When they got to the bank the clerk was equally impressed with the story and asked the little girl how she had come by her very own wage packet at such a young age. The little girl proudly replied, "I worked all last week with a crew building a house." "My goodness gracious," said the clerk, "and will you be working on the house again this week, too?" The little girl replied, "I will be if those useless c*nts at B&Q ever bring us the f*cking plasterboard."

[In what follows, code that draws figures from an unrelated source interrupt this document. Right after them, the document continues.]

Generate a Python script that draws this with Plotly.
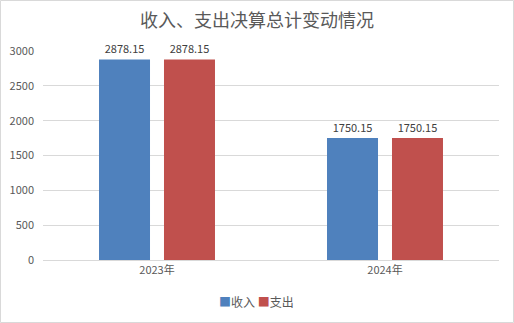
import plotly.graph_objects as go

# Budget summary: final accounts income vs. expenditure by year
years = ["2023年", "2024年"]
income = [2878.15, 1750.15]
expenditure = [2878.15, 1750.15]
series_names = ["收入", "支出"]
series_colors = ["#4F81BD", "#C0504D"]
y_ticks = [0, 500, 1000, 1500, 2000, 2500, 3000]

W, H = 514, 323
ML, MR, MT, MB = 43, 15, 51, 63

font_cn = "Noto Sans CJK SC"

fig = go.Figure()
for name, vals, color in zip(series_names, [income, expenditure], series_colors):
    fig.add_trace(go.Bar(
        x=years, y=vals, name=name,
        marker=dict(color=color, line=dict(width=0)),
        text=[f"{v:.2f}" for v in vals],
        textposition="outside",
        textfont=dict(size=11, color="#404040", family=font_cn),
        cliponaxis=False,
    ))

pw = W - ML - MR
ph = H - MT - MB

# compact legend line below the axis
legend_text = " ".join(
    f"<span style='color:{c}'>■</span>{n}" for n, c in zip(series_names, series_colors)
)

fig.update_layout(
    width=W, height=H,
    margin=dict(l=ML, r=MR, t=MT, b=MB, autoexpand=False),
    paper_bgcolor="white", plot_bgcolor="white",
    barmode="group", bargap=0.43, bargroupgap=0.215,
    title=dict(
        text="收入、支出决算总计变动情况",
        x=0.5, xanchor="center", y=1 - 21 / H, yanchor="middle",
        font=dict(size=18, color="#595959", family=font_cn),
    ),
    font=dict(family=font_cn, color="#595959", size=11),
    showlegend=False,
    annotations=[dict(
        text=legend_text, xref="paper", yref="paper",
        x=(256 - ML) / pw, y=-(301 - MT - ph) / ph,
        xanchor="center", yanchor="middle", showarrow=False,
        font=dict(size=12, color="#595959", family=font_cn),
    )],
    xaxis=dict(
        showgrid=False, showline=True, linecolor="#D9D9D9", linewidth=1,
        ticks="", tickfont=dict(size=11, color="#595959"), automargin=False,
    ),
    yaxis=dict(
        range=[0, 3000], tickvals=y_ticks,
        showgrid=True, gridcolor="#D9D9D9", gridwidth=1,
        zeroline=False, showline=False, ticks="",
        tickfont=dict(size=11, color="#595959"),
        ticklabelstandoff=8, automargin=False,
    ),
    shapes=[dict(
        type="rect", xref="paper", yref="paper",
        x0=-(ML - 0.5) / pw, x1=1 + (MR - 0.5) / pw,
        y0=-(MB - 0.5) / ph, y1=1 + (MT - 0.5) / ph,
        line=dict(color="#D9D9D9", width=1), fillcolor="rgba(0,0,0,0)",
        layer="below",
    )],
)

fig.write_html("out.html")
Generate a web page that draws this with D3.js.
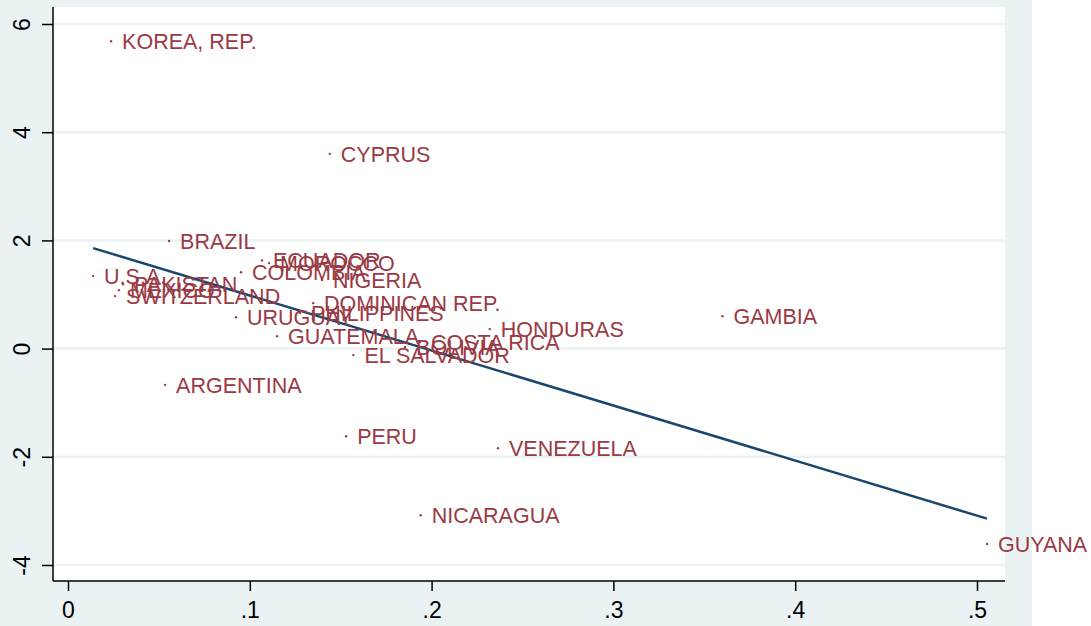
<!DOCTYPE html>
<html lang="en">
<head>
<meta charset="UTF-8">
<title>Scatter with labels</title>
<script src="https://d3js.org/d3.v7.min.js"></script>
<style>
  body { margin: 0; background: #fff; }
  text { font-family: "Liberation Sans", Arial, sans-serif; }
</style>
</head>
<body>
<svg id="chart" width="1091" height="626"></svg>
<script>
// country labels, x values, y values
const countries = ["KOREA, REP.", "CYPRUS", "BRAZIL", "ECUADOR", "MOROCCO", "COLOMBIA", "NIGERIA",
  "U.S.A.", "PAKISTAN", "MEXICO", "SWITZERLAND", "DOMINICAN REP.", "PHILIPPINES", "URUGUAY",
  "GUATEMALA", "COSTA RICA", "BOLIVIA", "EL SALVADOR", "HONDURAS", "GAMBIA", "ARGENTINA",
  "PERU", "VENEZUELA", "NICARAGUA", "GUYANA"];
const xVals = [0.0237, 0.144, 0.0556, 0.1067, 0.1106, 0.0952, 0.1397,
  0.0138, 0.0303, 0.028, 0.0259, 0.1348, 0.1276, 0.0924,
  0.115, 0.1936, 0.1854, 0.157, 0.232, 0.360, 0.0534,
  0.153, 0.2365, 0.194, 0.5055];
const yVals = [5.68, 3.60, 1.99, 1.63, 1.58, 1.41, 1.27,
  1.34, 1.19, 1.08, 0.97, 0.84, 0.66, 0.58,
  0.23, 0.12, 0.03, -0.12, 0.36, 0.60, -0.67,
  -1.62, -1.84, -3.08, -3.61];
const xTicks = [0, 0.1, 0.2, 0.3, 0.4, 0.5];
const xTickLabels = ["0", ".1", ".2", ".3", ".4", ".5"];
const yTicks = [-4, -2, 0, 2, 4, 6];
const yTickLabels = ["-4", "-2", "0", "2", "4", "6"];

const svg = d3.select("#chart");
const labelColor = "#9a3a44";
const lineColor = "#1a476f";
const bg = "#eaf2f3";

// graph region and plot region
svg.append("rect").attr("x", 0).attr("y", 0).attr("width", 1032).attr("height", 626).attr("fill", bg);
const plot = { left: 53, right: 1005, top: 7, bottom: 581 };
svg.append("rect")
  .attr("x", plot.left).attr("y", plot.top)
  .attr("width", plot.right - plot.left).attr("height", plot.bottom - plot.top)
  .attr("fill", "#fff");

const x = d3.scaleLinear().domain([0, 0.5]).range([68, 977]);
const y = d3.scaleLinear().domain([-4, 6]).range([565, 24]);

// grid lines
svg.append("g").selectAll("line").data(yTicks).join("line")
  .attr("x1", plot.left).attr("x2", plot.right)
  .attr("y1", d => y(d)).attr("y2", d => y(d))
  .attr("stroke", bg).attr("stroke-width", 2.5);

// axes
const yAxis = svg.append("g")
  .attr("transform", `translate(${plot.left},0)`)
  .call(d3.axisLeft(y).tickValues(yTicks).tickSize(11).tickFormat((d, i) => yTickLabels[i]));
yAxis.select(".domain").attr("d", `M0,${plot.top}V${plot.bottom}`);
yAxis.selectAll(".tick text")
  .attr("x", null).attr("dy", null)
  .attr("transform", "translate(-31,0) rotate(-90)")
  .attr("text-anchor", "middle").attr("dominant-baseline", "central");

const xAxis = svg.append("g")
  .attr("transform", `translate(0,${plot.bottom})`)
  .call(d3.axisBottom(x).tickValues(xTicks).tickSize(10).tickPadding(11)
    .tickFormat((d, i) => xTickLabels[i]));
xAxis.select(".domain").attr("d", `M${plot.left},0H${plot.right}`);

svg.selectAll(".domain, .tick line").attr("stroke", "#000").attr("stroke-width", 1.5);
svg.selectAll(".tick text").attr("fill", "#000").style("font-size", "23px");

// linear fit over the data range
const pts = countries.map((c, i) => ({ name: c, x: xVals[i], y: yVals[i] }));
const mx = d3.mean(xVals), my = d3.mean(yVals);
const b = d3.sum(pts, p => (p.x - mx) * (p.y - my)) / d3.sum(pts, p => (p.x - mx) ** 2);
const a = my - b * mx;
const [x0, x1] = d3.extent(xVals);
svg.append("path")
  .datum([x0, x1])
  .attr("d", d3.line().x(d => x(d)).y(d => y(a + b * d)))
  .attr("fill", "none").attr("stroke", lineColor).attr("stroke-width", 2.5);

// points and labels
const g = svg.append("g");
g.selectAll("circle").data(pts).join("circle")
  .attr("cx", d => x(d.x)).attr("cy", d => y(d.y)).attr("r", 1.2)
  .attr("fill", labelColor);
g.selectAll("text").data(pts).join("text")
  .attr("x", d => x(d.x) + 11).attr("y", d => y(d.y) + 1)
  .attr("dominant-baseline", "central")
  .attr("fill", labelColor).style("font-size", "21.5px")
  .text(d => d.name);
</script>
</body>
</html>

He's a steely eyed killer…

Went to the pub at lunchtime, played killer darts and beat them all, suckers! I haven't thrown a dart since about 1989 when I was a member of the Three Horseshoes pub team in Bristol, laughingly known as "The Jug Heads". It just goes to show that all those evenings in the pub with "Mac", "Reet", "Big Jim", "Pete the Butcher", "The Mad Jock", "Shifty" and co. weren't wasted. Darts, it's a skill for life.

Open nightly

A recent survey has shown that 5% of men prefer fat legs and 5% prefer thin legs. The other 90% prefer something in between.

Monday, March 15, 2004

Look at the Bamzookies on that…

I read about Bamzookies at Burnt Toast over the weekend. I decided to download the software for Sam in spite of the fact that he's far too young to actually understand it. I let him loose with the simple examples provided yesterday, he absolutely loved being able to influence where the funny spidery thing went on the screen, clicking all over the place and laughing like a drain when it got stuck on an obstacle. He's really got to grips with the mouse. It beats the hell out of colouring in Bob the Builder or singalong with the Tweenies. Now to RTFM and build our own Zook.

Golfing etiquette

It is considered to be bad etiquette shout "F……Fore" when the pause between "F" and the "Fore!" is long enough for the ball to reach it's hapless target, giving him a good thwack on the thigh whilst he's busy looking at his ball which seems to have found it's own way into a bunker.

Golfing tip

The only safe place on a golf course when playing with Paul “Lawrence of Arabia” Winstanley is about a club length and a half directly in front of him. Stay out of the bunkers at any cost.